Extracted entries:
·····
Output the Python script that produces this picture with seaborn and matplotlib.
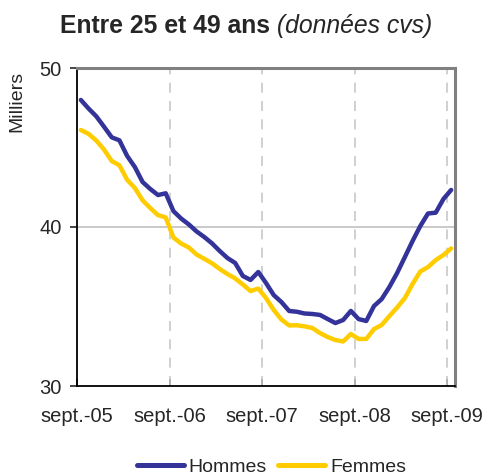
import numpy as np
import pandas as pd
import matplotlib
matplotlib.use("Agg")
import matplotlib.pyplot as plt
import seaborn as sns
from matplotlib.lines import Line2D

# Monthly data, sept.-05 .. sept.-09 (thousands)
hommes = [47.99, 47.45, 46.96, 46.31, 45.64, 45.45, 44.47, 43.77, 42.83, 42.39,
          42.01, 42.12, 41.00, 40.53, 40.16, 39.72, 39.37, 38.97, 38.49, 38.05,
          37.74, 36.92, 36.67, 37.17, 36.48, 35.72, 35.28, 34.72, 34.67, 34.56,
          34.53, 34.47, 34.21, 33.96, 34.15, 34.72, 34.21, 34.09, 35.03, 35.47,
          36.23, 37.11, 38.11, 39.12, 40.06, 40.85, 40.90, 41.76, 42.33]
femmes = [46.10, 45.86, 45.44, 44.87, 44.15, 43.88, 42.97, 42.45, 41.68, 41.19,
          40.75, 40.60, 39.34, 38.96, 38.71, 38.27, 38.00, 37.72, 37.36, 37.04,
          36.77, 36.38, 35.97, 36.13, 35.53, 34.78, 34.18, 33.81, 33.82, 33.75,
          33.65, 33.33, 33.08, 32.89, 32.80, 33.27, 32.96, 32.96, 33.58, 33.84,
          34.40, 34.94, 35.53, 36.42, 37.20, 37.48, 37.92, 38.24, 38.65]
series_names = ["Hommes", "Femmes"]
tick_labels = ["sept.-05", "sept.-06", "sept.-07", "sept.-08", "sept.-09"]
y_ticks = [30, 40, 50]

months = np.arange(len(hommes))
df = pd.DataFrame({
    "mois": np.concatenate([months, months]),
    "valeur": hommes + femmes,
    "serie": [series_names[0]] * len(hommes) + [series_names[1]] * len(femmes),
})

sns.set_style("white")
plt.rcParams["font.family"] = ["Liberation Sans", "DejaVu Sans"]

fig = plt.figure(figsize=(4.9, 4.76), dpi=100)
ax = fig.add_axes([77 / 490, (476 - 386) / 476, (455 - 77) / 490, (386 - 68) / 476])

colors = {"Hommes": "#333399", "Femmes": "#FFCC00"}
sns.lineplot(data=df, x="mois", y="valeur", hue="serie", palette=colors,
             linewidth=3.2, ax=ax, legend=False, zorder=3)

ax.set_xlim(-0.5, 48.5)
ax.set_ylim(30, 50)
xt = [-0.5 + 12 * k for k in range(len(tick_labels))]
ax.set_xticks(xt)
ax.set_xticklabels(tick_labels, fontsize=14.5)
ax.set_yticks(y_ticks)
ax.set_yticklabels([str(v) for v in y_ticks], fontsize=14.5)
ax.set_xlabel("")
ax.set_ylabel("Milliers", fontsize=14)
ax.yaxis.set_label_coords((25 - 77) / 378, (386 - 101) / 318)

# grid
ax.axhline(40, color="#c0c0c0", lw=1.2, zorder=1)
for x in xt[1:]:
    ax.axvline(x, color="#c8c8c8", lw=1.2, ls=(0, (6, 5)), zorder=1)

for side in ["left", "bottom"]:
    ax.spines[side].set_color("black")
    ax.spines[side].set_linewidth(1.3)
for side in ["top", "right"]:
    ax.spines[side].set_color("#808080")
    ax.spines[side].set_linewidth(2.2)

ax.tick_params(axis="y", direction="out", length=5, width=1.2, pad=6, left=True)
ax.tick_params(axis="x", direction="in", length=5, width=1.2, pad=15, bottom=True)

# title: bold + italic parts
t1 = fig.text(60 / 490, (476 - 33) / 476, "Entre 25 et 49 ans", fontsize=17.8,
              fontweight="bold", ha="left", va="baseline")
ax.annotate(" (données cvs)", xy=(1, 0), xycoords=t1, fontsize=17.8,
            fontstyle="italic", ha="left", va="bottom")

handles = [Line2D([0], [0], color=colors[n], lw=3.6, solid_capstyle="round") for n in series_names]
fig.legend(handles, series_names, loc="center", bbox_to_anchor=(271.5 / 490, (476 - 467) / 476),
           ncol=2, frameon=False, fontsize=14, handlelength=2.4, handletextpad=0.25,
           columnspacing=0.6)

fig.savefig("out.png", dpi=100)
·····
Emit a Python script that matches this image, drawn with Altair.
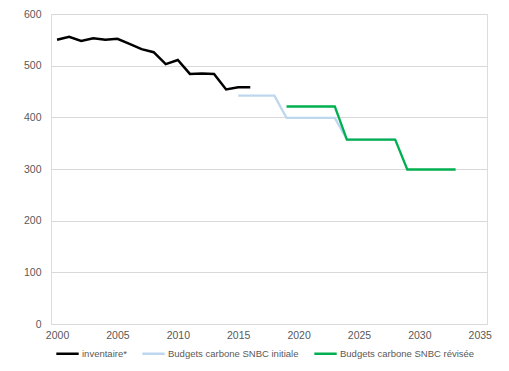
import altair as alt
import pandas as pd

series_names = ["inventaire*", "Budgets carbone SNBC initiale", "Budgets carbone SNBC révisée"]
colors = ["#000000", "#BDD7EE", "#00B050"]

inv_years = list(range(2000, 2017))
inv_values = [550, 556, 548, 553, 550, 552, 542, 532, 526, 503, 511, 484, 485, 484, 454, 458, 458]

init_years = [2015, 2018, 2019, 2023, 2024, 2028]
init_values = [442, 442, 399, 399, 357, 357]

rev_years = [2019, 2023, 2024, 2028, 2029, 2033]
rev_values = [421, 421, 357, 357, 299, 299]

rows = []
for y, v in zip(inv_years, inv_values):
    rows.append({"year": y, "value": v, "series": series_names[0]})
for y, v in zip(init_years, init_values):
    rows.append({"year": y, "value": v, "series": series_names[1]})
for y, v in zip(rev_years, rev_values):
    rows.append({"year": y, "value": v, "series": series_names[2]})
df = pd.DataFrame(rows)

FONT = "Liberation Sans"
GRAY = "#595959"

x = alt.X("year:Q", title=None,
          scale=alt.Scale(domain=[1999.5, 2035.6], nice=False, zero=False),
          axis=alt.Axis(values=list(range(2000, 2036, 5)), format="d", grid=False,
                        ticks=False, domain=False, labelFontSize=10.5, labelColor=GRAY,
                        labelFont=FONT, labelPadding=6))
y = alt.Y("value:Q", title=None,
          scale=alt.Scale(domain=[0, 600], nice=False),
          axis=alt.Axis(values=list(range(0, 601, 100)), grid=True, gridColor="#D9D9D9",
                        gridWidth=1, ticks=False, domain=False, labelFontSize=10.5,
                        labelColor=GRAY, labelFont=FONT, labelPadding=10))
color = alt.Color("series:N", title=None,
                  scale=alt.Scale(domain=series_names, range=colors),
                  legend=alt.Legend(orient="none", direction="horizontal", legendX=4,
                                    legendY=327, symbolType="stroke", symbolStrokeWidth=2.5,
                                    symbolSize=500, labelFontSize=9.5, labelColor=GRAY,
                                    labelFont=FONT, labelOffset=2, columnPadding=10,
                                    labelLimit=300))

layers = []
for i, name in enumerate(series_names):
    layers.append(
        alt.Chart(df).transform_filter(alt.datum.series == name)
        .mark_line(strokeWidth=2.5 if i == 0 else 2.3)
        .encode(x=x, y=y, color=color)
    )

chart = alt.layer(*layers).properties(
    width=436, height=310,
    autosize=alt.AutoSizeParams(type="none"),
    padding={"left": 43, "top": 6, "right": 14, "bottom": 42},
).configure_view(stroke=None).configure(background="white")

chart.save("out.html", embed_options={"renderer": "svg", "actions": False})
·····
Skip the pictures. Set down only the lines from the one containing "Output the Python" through the one containing "from matplotlib.lines import Line2D", exactly as they appear, ends included.

Problem solution:
Output the Python script that produces this picture with seaborn and matplotlib.
import numpy as np
import pandas as pd
import matplotlib
matplotlib.use("Agg")
import matplotlib.pyplot as plt
import seaborn as sns
from matplotlib.lines import Line2D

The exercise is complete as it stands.